Exercise objective → Reproduce each line of the material exactly, minus any picture.

--- start Recorded data ---

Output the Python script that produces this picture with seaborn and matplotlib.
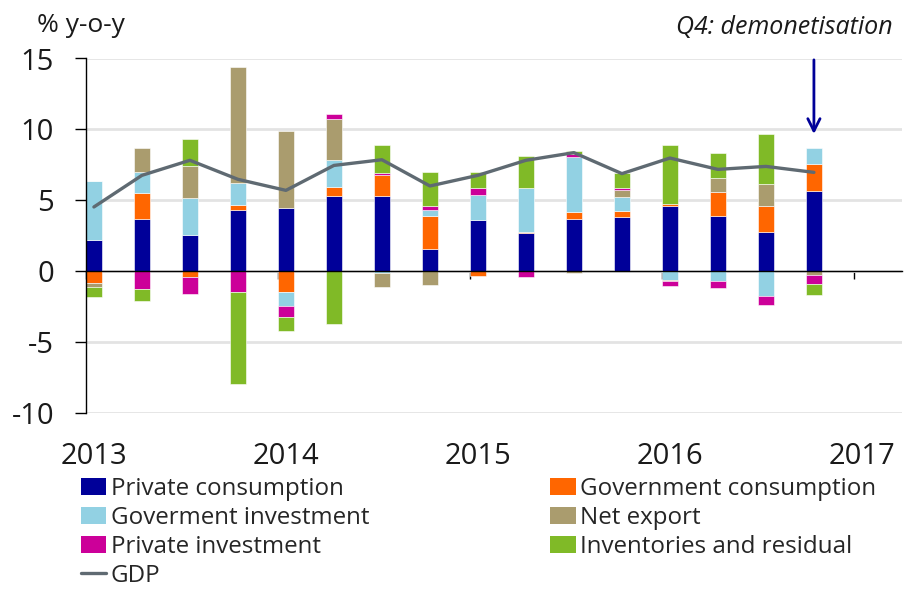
import numpy as np
import pandas as pd
import matplotlib
matplotlib.use('Agg')
import matplotlib.pyplot as plt
from matplotlib.patches import Patch
from matplotlib.lines import Line2D
import seaborn as sns

# quarterly contributions to GDP growth, % y-o-y (2013Q1 .. 2016Q4)
quarters = ['2013Q1', '2013Q2', '2013Q3', '2013Q4', '2014Q1', '2014Q2', '2014Q3', '2014Q4',
            '2015Q1', '2015Q2', '2015Q3', '2015Q4', '2016Q1', '2016Q2', '2016Q3', '2016Q4']
private_consumption = [2.18, 3.71, 2.54, 4.30, 4.44, 5.31, 5.31, 1.60, 3.59, 2.70, 3.71, 3.83, 4.58, 3.90, 2.79, 5.68]
government_consumption = [-0.82, 1.81, -0.38, 0.35, -1.50, 0.66, 1.46, 2.30, -0.35, 0.09, 0.45, 0.40, 0.19, 1.67, 1.78, 1.90]
government_investment = [4.15, 1.48, 2.63, 1.57, -0.92, 1.85, -0.10, 0.40, 1.76, 3.08, 3.90, 1.01, -0.63, -0.70, -1.76, 1.10]
net_export = [-0.28, 1.71, 2.25, 8.19, 5.42, 2.89, -0.99, -0.99, 0.0, 0.0, -0.10, 0.47, -0.09, 1.03, 1.57, -0.30]
private_investment = [0.0, -1.29, -1.20, -1.50, -0.80, 0.40, 0.12, 0.30, 0.54, -0.40, 0.23, 0.19, -0.30, -0.47, -0.59, -0.61]
inventories = [-0.70, -0.80, 1.88, -6.48, -0.99, -3.73, 2.04, 2.39, 1.10, 2.25, 0.16, 1.03, 4.15, 1.74, 3.54, -0.77]
gdp = [4.53, 6.76, 7.82, 6.48, 5.70, 7.46, 7.86, 6.01, 6.76, 7.82, 8.36, 6.88, 7.98, 7.18, 7.39, 6.97]

years = ['2013', '2014', '2015', '2016', '2017']
y_ticks = [-10, -5, 0, 5, 10, 15]

series = [
    ('Private consumption', private_consumption, '#000099'),
    ('Government consumption', government_consumption, '#FF6600'),
    ('Goverment investment', government_investment, '#92D1E3'),
    ('Net export', net_export, '#AA9C6E'),
    ('Private investment', private_investment, '#CC0099'),
    ('Inventories and residual', inventories, '#80BA27'),
]

sns.set_theme(style='white')
plt.rcParams['font.family'] = ['Open Sans', 'DejaVu Sans']
plt.rcParams['axes.unicode_minus'] = False

fig = plt.figure(figsize=(9.09, 5.92), dpi=100)
ax = fig.add_axes([86 / 909, 1 - 413 / 592, 816 / 909, 354.5 / 592])

bar_w = 0.33
qpos = np.arange(len(quarters))
centers = qpos + bar_w / 2

# stack positives and negatives separately, excel style
pos_bottom = np.zeros(len(quarters))
neg_bottom = np.zeros(len(quarters))
for name, vals, col in series:
    vals = np.array(vals)
    bottom = np.where(vals >= 0, pos_bottom, neg_bottom)
    df = pd.DataFrame({'x': centers, 'y': vals})
    sns.barplot(data=df, x='x', y='y', native_scale=True, width=bar_w, bottom=bottom,
                color=col, saturation=1, errorbar=None, edgecolor='white', linewidth=0.4, ax=ax)
    pos_bottom = pos_bottom + np.where(vals > 0, vals, 0)
    neg_bottom = neg_bottom + np.where(vals < 0, vals, 0)

sns.lineplot(x=centers, y=gdp, color='#5F6A72', linewidth=2.4, ax=ax)

ax.set_xlim(0, 17)
ax.set_ylim(-10, 15)
ax.set_xlabel('')
ax.set_ylabel('')

# year ticks on the zero line, labels at the bottom
ax.spines['bottom'].set_position(('data', 0))
ax.spines['bottom'].set_color('black')
ax.spines['bottom'].set_linewidth(1)
ax.spines['left'].set_color('black')
ax.spines['left'].set_linewidth(1)
ax.spines['top'].set_visible(False)
ax.spines['right'].set_visible(False)
year_pos = np.arange(len(years)) * 4
ax.set_xticks(year_pos, [''] * len(years))
ax.set_xticks(year_pos + bar_w / 2, years, minor=True)
ax.tick_params(axis='x', which='major', direction='out', length=6, width=1, color='black', bottom=True)
ax.tick_params(axis='x', which='minor', length=0, pad=123, labelsize=21, labelcolor='#1a1a1a')

ax.set_yticks(y_ticks)
ax.tick_params(axis='y', direction='out', length=8, width=1, color='black', left=True, pad=15,
               labelsize=21, labelcolor='#1a1a1a')
ax.yaxis.grid(True, color='#E3E3E3', linewidth=2)
ax.set_axisbelow(True)

# demonetisation arrow over last quarter
top_last = pos_bottom[-1]
ax.annotate('', xy=(centers[-1], top_last + 0.8), xytext=(centers[-1], 15.1),
            arrowprops=dict(arrowstyle='->', color='#000099', lw=2, mutation_scale=22),
            annotation_clip=False)

fig.text(37 / 909, 1 - 25 / 592, '% y-o-y', fontsize=19, ha='left', va='center', color='#1a1a1a')
fig.text(893 / 909, 1 - 28 / 592, 'Q4: demonetisation', fontsize=18, style='italic',
         ha='right', va='center', color='#1a1a1a')

# legend: two columns
h = {name: Patch(facecolor=col, edgecolor='none') for name, vals, col in series}
gdp_handle = Line2D([0], [0], color='#5F6A72', lw=2.4)
order = ['Private consumption', 'Goverment investment', 'Private investment', None,
         'Government consumption', 'Net export', 'Inventories and residual']
handles = [h[n] if n else gdp_handle for n in order]
labels = [n if n else 'GDP' for n in order]
fig.legend(handles, labels, loc='upper left', bbox_to_anchor=(81 / 909, 1 - 477 / 592), ncol=2,
           frameon=False, fontsize=17.4, handlelength=1.05, handletextpad=0.18, columnspacing=7.5,
           labelspacing=0.2, borderpad=0, borderaxespad=0)

fig.savefig('out.png', dpi=100)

--- end Recorded data ---

Exercise answer →
Output the Python script that produces this picture with seaborn and matplotlib.
import numpy as np
import pandas as pd
import matplotlib
matplotlib.use('Agg')
import matplotlib.pyplot as plt
from matplotlib.patches import Patch
from matplotlib.lines import Line2D
import seaborn as sns

# quarterly contributions to GDP growth, % y-o-y (2013Q1 .. 2016Q4)
quarters = ['2013Q1', '2013Q2', '2013Q3', '2013Q4', '2014Q1', '2014Q2', '2014Q3', '2014Q4',
            '2015Q1', '2015Q2', '2015Q3', '2015Q4', '2016Q1', '2016Q2', '2016Q3', '2016Q4']
private_consumption = [2.18, 3.71, 2.54, 4.30, 4.44, 5.31, 5.31, 1.60, 3.59, 2.70, 3.71, 3.83, 4.58, 3.90, 2.79, 5.68]
government_consumption = [-0.82, 1.81, -0.38, 0.35, -1.50, 0.66, 1.46, 2.30, -0.35, 0.09, 0.45, 0.40, 0.19, 1.67, 1.78, 1.90]
government_investment = [4.15, 1.48, 2.63, 1.57, -0.92, 1.85, -0.10, 0.40, 1.76, 3.08, 3.90, 1.01, -0.63, -0.70, -1.76, 1.10]
net_export = [-0.28, 1.71, 2.25, 8.19, 5.42, 2.89, -0.99, -0.99, 0.0, 0.0, -0.10, 0.47, -0.09, 1.03, 1.57, -0.30]
private_investment = [0.0, -1.29, -1.20, -1.50, -0.80, 0.40, 0.12, 0.30, 0.54, -0.40, 0.23, 0.19, -0.30, -0.47, -0.59, -0.61]
inventories = [-0.70, -0.80, 1.88, -6.48, -0.99, -3.73, 2.04, 2.39, 1.10, 2.25, 0.16, 1.03, 4.15, 1.74, 3.54, -0.77]
gdp = [4.53, 6.76, 7.82, 6.48, 5.70, 7.46, 7.86, 6.01, 6.76, 7.82, 8.36, 6.88, 7.98, 7.18, 7.39, 6.97]

years = ['2013', '2014', '2015', '2016', '2017']
y_ticks = [-10, -5, 0, 5, 10, 15]

series = [
    ('Private consumption', private_consumption, '#000099'),
    ('Government consumption', government_consumption, '#FF6600'),
    ('Goverment investment', government_investment, '#92D1E3'),
    ('Net export', net_export, '#AA9C6E'),
    ('Private investment', private_investment, '#CC0099'),
    ('Inventories and residual', inventories, '#80BA27'),
]

sns.set_theme(style='white')
plt.rcParams['font.family'] = ['Open Sans', 'DejaVu Sans']
plt.rcParams['axes.unicode_minus'] = False

fig = plt.figure(figsize=(9.09, 5.92), dpi=100)
ax = fig.add_axes([86 / 909, 1 - 413 / 592, 816 / 909, 354.5 / 592])

bar_w = 0.33
qpos = np.arange(len(quarters))
centers = qpos + bar_w / 2

# stack positives and negatives separately, excel style
pos_bottom = np.zeros(len(quarters))
neg_bottom = np.zeros(len(quarters))
for name, vals, col in series:
    vals = np.array(vals)
    bottom = np.where(vals >= 0, pos_bottom, neg_bottom)
    df = pd.DataFrame({'x': centers, 'y': vals})
    sns.barplot(data=df, x='x', y='y', native_scale=True, width=bar_w, bottom=bottom,
                color=col, saturation=1, errorbar=None, edgecolor='white', linewidth=0.4, ax=ax)
    pos_bottom = pos_bottom + np.where(vals > 0, vals, 0)
    neg_bottom = neg_bottom + np.where(vals < 0, vals, 0)

sns.lineplot(x=centers, y=gdp, color='#5F6A72', linewidth=2.4, ax=ax)

ax.set_xlim(0, 17)
ax.set_ylim(-10, 15)
ax.set_xlabel('')
ax.set_ylabel('')

# year ticks on the zero line, labels at the bottom
ax.spines['bottom'].set_position(('data', 0))
ax.spines['bottom'].set_color('black')
ax.spines['bottom'].set_linewidth(1)
ax.spines['left'].set_color('black')
ax.spines['left'].set_linewidth(1)
ax.spines['top'].set_visible(False)
ax.spines['right'].set_visible(False)
year_pos = np.arange(len(years)) * 4
ax.set_xticks(year_pos, [''] * len(years))
ax.set_xticks(year_pos + bar_w / 2, years, minor=True)
ax.tick_params(axis='x', which='major', direction='out', length=6, width=1, color='black', bottom=True)
ax.tick_params(axis='x', which='minor', length=0, pad=123, labelsize=21, labelcolor='#1a1a1a')

ax.set_yticks(y_ticks)
ax.tick_params(axis='y', direction='out', length=8, width=1, color='black', left=True, pad=15,
               labelsize=21, labelcolor='#1a1a1a')
ax.yaxis.grid(True, color='#E3E3E3', linewidth=2)
ax.set_axisbelow(True)

# demonetisation arrow over last quarter
top_last = pos_bottom[-1]
ax.annotate('', xy=(centers[-1], top_last + 0.8), xytext=(centers[-1], 15.1),
            arrowprops=dict(arrowstyle='->', color='#000099', lw=2, mutation_scale=22),
            annotation_clip=False)

fig.text(37 / 909, 1 - 25 / 592, '% y-o-y', fontsize=19, ha='left', va='center', color='#1a1a1a')
fig.text(893 / 909, 1 - 28 / 592, 'Q4: demonetisation', fontsize=18, style='italic',
         ha='right', va='center', color='#1a1a1a')

# legend: two columns
h = {name: Patch(facecolor=col, edgecolor='none') for name, vals, col in series}
gdp_handle = Line2D([0], [0], color='#5F6A72', lw=2.4)
order = ['Private consumption', 'Goverment investment', 'Private investment', None,
         'Government consumption', 'Net export', 'Inventories and residual']
handles = [h[n] if n else gdp_handle for n in order]
labels = [n if n else 'GDP' for n in order]
fig.legend(handles, labels, loc='upper left', bbox_to_anchor=(81 / 909, 1 - 477 / 592), ncol=2,
           frameon=False, fontsize=17.4, handlelength=1.05, handletextpad=0.18, columnspacing=7.5,
           labelspacing=0.2, borderpad=0, borderaxespad=0)

fig.savefig('out.png', dpi=100)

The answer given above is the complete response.